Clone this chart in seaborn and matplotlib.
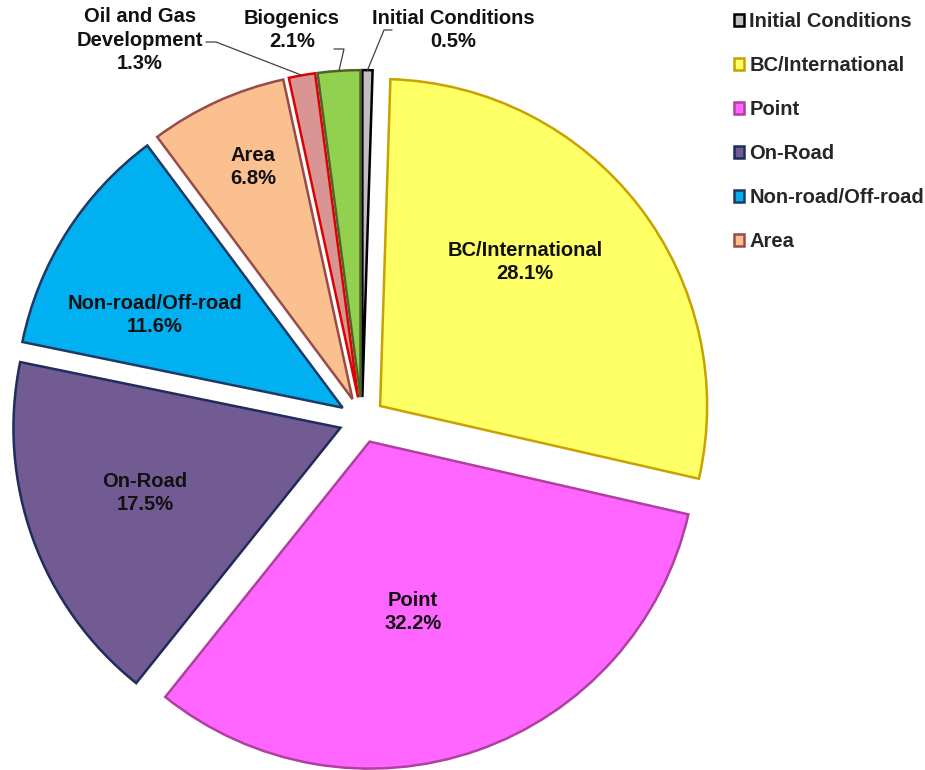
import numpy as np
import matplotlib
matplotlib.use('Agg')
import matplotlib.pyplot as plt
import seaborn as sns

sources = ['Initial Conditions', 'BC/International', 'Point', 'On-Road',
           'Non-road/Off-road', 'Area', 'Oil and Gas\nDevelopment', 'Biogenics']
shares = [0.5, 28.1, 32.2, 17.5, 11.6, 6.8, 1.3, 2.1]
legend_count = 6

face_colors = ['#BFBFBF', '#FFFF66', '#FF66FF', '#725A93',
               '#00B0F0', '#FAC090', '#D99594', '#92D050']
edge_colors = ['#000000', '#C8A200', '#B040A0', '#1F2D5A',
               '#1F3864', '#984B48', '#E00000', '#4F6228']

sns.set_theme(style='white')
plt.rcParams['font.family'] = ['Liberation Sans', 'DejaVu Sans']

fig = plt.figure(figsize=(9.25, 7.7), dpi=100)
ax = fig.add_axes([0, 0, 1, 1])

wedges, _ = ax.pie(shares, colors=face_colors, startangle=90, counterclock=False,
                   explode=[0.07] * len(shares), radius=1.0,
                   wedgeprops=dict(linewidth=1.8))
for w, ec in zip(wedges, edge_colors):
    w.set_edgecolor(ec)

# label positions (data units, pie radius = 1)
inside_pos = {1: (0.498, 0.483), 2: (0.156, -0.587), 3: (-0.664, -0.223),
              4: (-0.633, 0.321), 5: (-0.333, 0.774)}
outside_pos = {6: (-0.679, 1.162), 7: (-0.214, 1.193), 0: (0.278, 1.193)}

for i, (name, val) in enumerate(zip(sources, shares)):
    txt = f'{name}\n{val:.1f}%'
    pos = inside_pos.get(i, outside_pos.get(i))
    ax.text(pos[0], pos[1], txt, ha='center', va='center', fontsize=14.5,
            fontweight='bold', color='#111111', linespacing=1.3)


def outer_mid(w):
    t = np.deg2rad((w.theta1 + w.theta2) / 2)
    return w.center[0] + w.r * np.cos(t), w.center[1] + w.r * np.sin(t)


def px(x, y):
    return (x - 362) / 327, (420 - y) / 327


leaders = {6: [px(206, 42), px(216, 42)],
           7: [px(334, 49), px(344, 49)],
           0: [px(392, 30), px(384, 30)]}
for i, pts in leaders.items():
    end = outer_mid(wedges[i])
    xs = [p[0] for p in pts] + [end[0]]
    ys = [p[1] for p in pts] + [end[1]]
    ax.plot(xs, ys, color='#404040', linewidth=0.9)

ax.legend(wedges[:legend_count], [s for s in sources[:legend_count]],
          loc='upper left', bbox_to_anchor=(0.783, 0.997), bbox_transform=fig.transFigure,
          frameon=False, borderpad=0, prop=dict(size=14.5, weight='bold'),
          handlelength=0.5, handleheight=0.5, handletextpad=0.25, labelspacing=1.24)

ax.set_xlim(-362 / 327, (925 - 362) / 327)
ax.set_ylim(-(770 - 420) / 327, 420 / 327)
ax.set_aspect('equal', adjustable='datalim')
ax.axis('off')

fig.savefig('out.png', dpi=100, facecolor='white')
────────────────────
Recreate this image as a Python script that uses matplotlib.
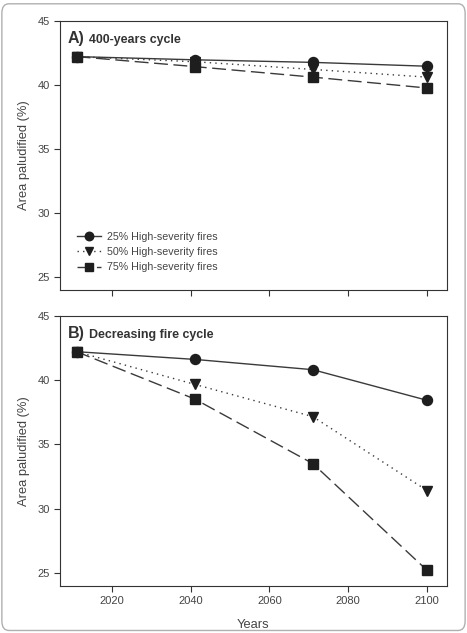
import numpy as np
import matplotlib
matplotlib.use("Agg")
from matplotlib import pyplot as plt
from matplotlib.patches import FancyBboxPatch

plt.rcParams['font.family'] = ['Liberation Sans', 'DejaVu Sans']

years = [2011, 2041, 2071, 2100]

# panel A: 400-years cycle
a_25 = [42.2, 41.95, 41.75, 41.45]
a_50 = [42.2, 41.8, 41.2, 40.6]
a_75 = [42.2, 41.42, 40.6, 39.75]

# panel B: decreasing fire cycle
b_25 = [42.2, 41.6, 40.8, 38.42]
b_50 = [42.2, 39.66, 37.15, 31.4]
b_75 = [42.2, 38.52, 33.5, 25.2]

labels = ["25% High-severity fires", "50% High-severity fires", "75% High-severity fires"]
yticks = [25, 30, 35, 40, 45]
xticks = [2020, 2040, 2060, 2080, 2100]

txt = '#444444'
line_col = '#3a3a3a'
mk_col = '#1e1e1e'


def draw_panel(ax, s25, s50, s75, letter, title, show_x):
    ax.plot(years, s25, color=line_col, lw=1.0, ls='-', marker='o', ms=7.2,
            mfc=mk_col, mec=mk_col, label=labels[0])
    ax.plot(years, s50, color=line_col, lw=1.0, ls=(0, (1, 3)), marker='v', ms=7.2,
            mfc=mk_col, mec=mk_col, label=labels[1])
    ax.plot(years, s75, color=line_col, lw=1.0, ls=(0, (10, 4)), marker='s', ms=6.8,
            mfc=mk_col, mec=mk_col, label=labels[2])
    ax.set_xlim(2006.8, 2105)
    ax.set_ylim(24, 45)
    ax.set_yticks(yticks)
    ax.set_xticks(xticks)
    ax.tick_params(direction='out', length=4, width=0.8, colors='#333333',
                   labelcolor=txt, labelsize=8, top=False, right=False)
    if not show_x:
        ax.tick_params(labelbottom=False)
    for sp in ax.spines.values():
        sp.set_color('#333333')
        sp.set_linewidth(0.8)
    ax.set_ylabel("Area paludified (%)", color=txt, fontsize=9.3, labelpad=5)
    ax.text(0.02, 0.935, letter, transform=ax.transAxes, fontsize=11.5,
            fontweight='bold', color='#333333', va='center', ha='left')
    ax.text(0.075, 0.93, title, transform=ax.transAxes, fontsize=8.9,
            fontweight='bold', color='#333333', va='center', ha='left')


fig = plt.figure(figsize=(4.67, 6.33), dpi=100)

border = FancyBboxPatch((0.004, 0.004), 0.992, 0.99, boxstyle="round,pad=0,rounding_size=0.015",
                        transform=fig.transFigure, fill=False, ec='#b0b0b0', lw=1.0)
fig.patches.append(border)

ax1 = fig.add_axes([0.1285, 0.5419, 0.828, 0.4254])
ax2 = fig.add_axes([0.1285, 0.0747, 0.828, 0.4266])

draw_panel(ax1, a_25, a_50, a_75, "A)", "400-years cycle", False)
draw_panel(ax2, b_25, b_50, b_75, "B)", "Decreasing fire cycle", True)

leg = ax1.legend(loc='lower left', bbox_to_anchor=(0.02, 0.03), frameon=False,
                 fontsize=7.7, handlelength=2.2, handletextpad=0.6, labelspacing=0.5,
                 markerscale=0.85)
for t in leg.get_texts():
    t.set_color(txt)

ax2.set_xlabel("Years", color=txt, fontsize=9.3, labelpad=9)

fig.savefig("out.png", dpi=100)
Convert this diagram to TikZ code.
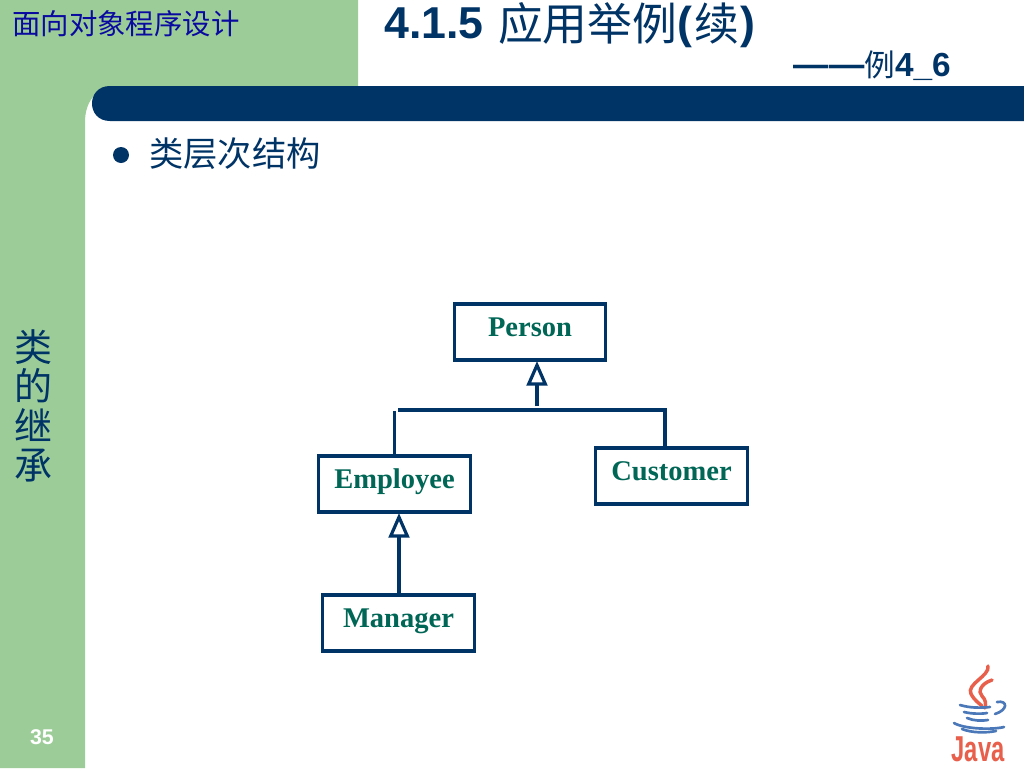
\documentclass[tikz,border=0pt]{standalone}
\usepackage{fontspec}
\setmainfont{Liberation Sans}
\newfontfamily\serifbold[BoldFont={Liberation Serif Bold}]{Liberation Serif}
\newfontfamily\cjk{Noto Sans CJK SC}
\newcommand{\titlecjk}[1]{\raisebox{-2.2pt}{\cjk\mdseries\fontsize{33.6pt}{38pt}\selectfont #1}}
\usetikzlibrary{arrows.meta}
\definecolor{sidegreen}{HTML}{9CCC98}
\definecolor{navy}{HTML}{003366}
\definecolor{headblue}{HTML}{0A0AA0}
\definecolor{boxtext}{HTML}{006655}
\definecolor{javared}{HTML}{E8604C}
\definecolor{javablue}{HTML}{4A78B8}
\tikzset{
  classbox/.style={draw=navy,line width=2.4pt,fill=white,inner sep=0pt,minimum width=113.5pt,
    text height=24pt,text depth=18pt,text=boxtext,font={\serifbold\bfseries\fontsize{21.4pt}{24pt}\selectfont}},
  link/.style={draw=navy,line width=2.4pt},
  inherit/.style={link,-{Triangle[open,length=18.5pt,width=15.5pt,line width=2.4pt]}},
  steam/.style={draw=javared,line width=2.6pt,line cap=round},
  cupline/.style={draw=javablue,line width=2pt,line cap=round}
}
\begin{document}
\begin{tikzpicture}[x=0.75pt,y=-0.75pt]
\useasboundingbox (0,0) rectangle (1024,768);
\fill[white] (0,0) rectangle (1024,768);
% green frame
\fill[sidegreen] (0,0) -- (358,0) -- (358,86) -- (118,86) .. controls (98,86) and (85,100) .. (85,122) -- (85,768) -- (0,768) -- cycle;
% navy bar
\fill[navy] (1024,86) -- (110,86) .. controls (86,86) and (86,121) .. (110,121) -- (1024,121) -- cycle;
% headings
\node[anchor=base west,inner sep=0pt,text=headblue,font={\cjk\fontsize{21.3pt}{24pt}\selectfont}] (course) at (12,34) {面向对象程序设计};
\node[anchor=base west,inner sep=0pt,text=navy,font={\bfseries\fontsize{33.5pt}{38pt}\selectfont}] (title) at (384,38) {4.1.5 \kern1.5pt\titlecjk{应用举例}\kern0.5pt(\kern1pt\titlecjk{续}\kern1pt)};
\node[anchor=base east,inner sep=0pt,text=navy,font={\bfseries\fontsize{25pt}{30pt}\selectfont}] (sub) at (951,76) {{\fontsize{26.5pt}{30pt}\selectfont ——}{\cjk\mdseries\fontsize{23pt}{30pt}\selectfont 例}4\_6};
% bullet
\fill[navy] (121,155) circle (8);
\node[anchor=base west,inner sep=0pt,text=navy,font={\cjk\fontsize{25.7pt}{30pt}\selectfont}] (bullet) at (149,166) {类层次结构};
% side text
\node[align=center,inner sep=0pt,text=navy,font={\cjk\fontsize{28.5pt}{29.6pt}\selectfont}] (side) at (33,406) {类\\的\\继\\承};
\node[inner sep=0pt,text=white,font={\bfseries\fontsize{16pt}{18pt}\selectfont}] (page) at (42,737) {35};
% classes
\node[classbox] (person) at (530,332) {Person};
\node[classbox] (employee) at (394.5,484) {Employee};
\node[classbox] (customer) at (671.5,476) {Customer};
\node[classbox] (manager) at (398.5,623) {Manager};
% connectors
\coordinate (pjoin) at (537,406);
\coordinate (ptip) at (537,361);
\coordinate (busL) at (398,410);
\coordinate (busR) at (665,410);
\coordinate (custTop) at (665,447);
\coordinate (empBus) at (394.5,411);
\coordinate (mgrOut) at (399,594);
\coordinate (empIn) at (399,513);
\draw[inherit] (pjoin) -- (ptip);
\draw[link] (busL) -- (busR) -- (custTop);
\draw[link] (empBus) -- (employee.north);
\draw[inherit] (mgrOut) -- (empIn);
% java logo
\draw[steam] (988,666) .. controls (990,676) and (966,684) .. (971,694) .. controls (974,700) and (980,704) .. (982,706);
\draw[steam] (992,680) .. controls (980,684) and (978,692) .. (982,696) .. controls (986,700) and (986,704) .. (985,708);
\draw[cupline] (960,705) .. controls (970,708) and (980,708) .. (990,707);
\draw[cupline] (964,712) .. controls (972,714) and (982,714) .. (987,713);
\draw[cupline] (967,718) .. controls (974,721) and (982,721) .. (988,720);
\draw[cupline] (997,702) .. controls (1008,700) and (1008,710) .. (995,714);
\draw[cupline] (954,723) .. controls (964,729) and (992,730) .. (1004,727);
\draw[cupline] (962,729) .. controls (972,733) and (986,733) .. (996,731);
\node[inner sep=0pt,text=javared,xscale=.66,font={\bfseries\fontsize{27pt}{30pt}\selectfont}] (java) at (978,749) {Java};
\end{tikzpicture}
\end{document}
────────────────────
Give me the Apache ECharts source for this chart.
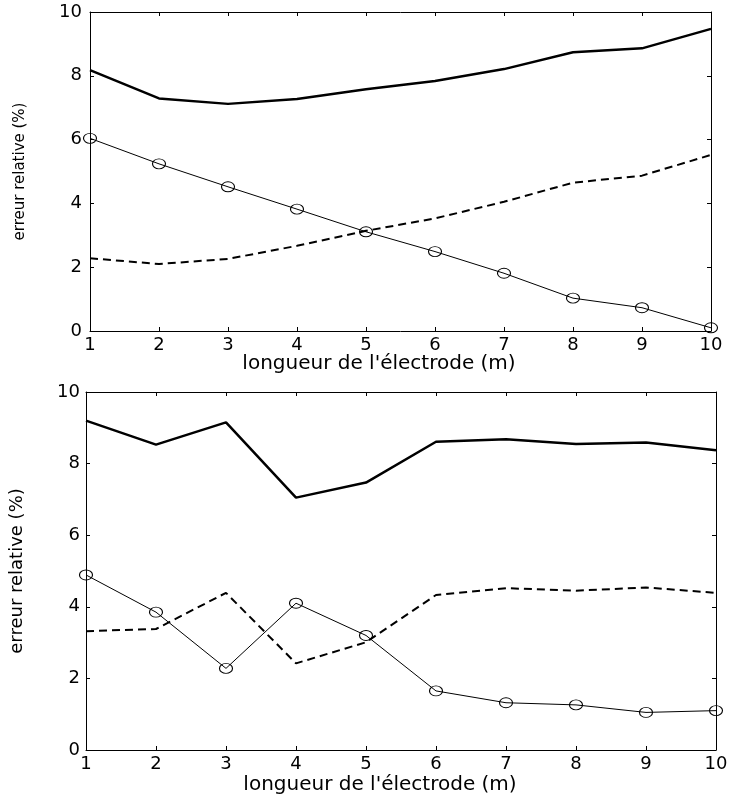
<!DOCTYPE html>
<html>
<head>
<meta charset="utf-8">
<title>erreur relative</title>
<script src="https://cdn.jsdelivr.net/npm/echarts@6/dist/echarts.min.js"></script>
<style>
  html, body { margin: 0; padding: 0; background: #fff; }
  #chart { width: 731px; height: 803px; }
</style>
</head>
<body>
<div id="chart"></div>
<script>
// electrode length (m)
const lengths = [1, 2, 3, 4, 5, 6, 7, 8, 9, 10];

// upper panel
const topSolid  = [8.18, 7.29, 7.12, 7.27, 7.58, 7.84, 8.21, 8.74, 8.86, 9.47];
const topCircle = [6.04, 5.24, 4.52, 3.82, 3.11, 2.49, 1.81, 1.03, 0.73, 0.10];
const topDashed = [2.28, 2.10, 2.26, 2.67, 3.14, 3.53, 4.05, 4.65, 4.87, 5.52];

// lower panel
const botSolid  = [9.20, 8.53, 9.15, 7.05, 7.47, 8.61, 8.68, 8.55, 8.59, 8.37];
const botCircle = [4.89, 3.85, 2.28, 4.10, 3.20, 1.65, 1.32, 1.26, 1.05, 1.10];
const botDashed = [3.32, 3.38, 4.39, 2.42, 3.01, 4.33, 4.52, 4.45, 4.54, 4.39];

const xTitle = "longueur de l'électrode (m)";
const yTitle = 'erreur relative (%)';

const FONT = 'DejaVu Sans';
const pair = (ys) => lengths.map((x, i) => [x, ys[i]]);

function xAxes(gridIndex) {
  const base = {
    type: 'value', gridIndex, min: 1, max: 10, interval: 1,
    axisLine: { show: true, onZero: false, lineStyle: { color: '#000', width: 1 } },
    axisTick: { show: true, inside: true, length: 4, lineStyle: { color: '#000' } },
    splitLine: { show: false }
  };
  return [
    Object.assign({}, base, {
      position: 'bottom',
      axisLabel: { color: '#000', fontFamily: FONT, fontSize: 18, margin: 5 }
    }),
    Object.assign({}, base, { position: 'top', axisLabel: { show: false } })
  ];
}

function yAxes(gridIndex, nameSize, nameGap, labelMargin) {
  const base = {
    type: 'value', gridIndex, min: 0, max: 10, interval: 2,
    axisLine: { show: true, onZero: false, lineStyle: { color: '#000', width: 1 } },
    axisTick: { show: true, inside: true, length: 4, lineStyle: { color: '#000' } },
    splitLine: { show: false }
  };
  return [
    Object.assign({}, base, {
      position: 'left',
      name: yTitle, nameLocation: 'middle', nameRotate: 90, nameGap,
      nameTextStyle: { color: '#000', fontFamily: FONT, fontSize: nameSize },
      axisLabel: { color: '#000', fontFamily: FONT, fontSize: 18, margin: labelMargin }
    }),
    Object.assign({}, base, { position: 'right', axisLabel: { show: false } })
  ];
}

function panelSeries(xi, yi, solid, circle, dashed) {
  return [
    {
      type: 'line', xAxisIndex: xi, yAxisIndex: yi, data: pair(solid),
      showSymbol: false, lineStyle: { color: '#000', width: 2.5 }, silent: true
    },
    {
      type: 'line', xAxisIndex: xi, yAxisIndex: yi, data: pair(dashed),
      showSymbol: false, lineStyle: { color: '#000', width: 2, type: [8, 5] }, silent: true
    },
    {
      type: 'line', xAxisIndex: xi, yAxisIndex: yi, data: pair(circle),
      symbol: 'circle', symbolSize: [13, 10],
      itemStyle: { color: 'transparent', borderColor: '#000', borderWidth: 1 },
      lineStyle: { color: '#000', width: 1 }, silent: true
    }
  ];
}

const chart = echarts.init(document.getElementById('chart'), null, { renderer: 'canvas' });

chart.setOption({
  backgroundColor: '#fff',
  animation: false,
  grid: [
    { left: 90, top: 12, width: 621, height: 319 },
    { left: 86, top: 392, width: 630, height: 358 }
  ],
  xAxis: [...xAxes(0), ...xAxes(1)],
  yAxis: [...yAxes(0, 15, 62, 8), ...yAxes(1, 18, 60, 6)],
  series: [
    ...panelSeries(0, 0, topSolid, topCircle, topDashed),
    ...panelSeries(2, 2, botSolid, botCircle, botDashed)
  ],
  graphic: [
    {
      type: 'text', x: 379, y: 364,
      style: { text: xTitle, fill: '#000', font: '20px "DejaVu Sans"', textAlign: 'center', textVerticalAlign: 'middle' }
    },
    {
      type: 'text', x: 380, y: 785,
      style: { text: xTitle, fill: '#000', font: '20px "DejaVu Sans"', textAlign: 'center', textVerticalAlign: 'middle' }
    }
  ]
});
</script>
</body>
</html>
────────────────────
[Instructions to follow]: Give again the lines from "Recreate this image" to "years = [2011, 2041, 2071, 2100]" exactly, both of those lines included, and do not include any pictures.

[Answer]:
Recreate this image as a Python script that uses matplotlib.
import numpy as np
import matplotlib
matplotlib.use("Agg")
from matplotlib import pyplot as plt
from matplotlib.patches import FancyBboxPatch

plt.rcParams['font.family'] = ['Liberation Sans', 'DejaVu Sans']

years = [2011, 2041, 2071, 2100]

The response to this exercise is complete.